ACROSS LONDON BY BUS(v) Route 331: Uxbridge - New Denham Length of journey: ½ mile, 5 minutes
Four buses have taken me so far across London from east to west, but they haven't quite taken me all the way. There's still half a mile to go, which would be easy enough to walk, but a nagging voice tells me I really ought to ride. Only one London bus exits the capital anywhere between Watford and Heathrow, and that's the 331. This runs in a giant horseshoe from Uxbridge round to Ruislip, only three miles direct, but 14 miles on the bus. I only need to go two stops, but that means a very different trip to those I've made earlier today. The 331 is my first single-decker, and on a Saturday afternoon a damned busy one. A long queue is mustering in the bus station, and it's already obvious that I'm not going to get a seat. Our driver has stern words with a teenage girl whose Oystercard isn't valid, but lets her on anyway. She dashes to sit with her pink-clad cabal, muttering, but earns brownie points later when she's the only person to stand for a wobbly pensioner. Our final attempted passenger is a very elderly man who appears completely and utterly confused. He stumbles aboard, mumbles something to the driver, then turns to the entire bus and exclaims "I don't know what I'm doing!" He has the look of a startled deer caught in headlamps, alas probably permanently. Some kindly soul near the door lends an arm and helps him off, deducing that he really wants the U1 instead, and attempts reassurance. It's quite the saddest thing I've seen all day...and we're off.

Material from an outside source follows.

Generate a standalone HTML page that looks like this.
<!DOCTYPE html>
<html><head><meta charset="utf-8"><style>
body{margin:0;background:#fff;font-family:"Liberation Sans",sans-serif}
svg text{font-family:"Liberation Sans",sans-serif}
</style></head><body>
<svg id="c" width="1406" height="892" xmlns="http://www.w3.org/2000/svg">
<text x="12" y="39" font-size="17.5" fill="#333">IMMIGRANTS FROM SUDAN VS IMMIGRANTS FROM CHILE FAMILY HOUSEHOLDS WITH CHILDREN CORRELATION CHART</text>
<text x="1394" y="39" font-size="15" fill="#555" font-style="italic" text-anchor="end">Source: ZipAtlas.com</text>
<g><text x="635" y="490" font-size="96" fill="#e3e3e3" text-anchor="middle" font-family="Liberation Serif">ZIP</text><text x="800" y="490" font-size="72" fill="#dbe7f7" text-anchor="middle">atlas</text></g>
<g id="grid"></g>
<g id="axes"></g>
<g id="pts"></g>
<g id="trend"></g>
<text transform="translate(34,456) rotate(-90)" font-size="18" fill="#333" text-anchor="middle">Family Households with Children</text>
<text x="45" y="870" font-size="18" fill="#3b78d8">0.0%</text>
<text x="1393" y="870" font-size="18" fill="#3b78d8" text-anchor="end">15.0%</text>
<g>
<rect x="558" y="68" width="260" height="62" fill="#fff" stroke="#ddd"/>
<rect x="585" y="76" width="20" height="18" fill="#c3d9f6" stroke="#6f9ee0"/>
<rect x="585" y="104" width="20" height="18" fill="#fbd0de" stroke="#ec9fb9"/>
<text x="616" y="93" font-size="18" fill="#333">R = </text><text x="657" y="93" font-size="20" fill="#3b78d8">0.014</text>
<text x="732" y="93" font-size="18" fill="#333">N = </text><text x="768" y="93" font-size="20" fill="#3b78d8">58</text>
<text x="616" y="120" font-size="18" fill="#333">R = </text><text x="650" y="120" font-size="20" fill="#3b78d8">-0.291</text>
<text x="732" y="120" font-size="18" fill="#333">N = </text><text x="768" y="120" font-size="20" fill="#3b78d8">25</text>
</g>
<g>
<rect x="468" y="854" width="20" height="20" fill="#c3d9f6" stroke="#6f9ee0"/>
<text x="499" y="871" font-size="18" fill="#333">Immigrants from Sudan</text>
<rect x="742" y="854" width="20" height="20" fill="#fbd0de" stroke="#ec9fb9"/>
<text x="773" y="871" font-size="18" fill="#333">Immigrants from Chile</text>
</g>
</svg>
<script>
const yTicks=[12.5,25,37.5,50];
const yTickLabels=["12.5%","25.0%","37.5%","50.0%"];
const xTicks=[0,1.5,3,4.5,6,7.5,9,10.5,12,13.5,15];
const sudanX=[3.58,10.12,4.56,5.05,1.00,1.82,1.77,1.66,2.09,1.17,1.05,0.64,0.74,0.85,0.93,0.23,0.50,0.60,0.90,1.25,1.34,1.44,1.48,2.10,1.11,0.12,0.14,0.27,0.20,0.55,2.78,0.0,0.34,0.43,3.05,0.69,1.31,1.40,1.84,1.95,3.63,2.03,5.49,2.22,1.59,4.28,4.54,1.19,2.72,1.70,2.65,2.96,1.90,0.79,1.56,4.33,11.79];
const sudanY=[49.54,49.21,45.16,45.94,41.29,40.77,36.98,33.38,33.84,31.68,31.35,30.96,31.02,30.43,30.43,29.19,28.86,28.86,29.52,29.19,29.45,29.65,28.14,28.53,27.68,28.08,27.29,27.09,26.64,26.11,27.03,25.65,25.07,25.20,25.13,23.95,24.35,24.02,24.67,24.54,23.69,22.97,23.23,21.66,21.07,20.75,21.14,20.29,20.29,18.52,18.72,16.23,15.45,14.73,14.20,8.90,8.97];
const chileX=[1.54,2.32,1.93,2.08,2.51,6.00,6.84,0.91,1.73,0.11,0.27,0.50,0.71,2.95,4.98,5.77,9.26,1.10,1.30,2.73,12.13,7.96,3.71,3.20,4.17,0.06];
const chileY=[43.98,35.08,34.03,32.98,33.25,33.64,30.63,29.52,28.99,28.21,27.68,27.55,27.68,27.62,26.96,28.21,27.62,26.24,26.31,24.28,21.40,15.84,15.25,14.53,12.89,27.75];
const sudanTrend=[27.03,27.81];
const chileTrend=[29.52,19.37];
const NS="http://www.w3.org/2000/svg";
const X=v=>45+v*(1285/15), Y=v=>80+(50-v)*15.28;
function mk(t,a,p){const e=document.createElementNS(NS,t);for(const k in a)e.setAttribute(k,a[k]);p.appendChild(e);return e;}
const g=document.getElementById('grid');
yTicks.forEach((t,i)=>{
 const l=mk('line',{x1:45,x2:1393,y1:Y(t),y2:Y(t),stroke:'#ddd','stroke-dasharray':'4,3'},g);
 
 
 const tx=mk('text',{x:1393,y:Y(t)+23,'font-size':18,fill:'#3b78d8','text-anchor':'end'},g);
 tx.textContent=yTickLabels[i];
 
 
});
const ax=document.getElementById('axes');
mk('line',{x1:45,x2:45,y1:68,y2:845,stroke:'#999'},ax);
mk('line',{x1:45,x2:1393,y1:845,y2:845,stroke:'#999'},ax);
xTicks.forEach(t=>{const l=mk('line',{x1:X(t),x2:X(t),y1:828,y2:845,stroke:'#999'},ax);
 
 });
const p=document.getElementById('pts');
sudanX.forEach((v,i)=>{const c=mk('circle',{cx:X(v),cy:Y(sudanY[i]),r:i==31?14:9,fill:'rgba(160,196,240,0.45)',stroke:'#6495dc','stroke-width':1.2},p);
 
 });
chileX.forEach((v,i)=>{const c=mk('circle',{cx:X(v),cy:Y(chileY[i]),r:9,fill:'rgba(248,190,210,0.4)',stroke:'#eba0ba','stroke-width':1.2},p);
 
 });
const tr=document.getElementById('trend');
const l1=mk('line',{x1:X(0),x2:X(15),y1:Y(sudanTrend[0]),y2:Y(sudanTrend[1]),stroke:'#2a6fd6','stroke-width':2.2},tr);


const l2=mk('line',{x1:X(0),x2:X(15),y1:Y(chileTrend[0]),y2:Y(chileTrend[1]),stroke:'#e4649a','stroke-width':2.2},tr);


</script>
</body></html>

We stop in the High Street to allow even more departing shoppers aboard. As social and ethnic mixes go, the passengers aboard this 331 are almost the direct opposite of my 53 experience down the Old Kent Road, but that's nearly-Buckinghamshire for you. A charming old lady asks if she can squeeze into the wheelchair space alongside me, because that's better than standing in the doorway with the college kids. The bus heads north out of town, past several boxy office blocks towards the bridge over the canal. The 17th century SwanandBottle pub is London's last hurrah, before we're across the River Colne and beyond the capital's border. I'm the only person to alight at the next stop, and I get stares from the other passengers thinking "why the hell did he bother?" But I bothered because I wanted to cross London by bus to gain an appreciation of this fine city. And after five long hours I now have, and I think I deserve a tube home.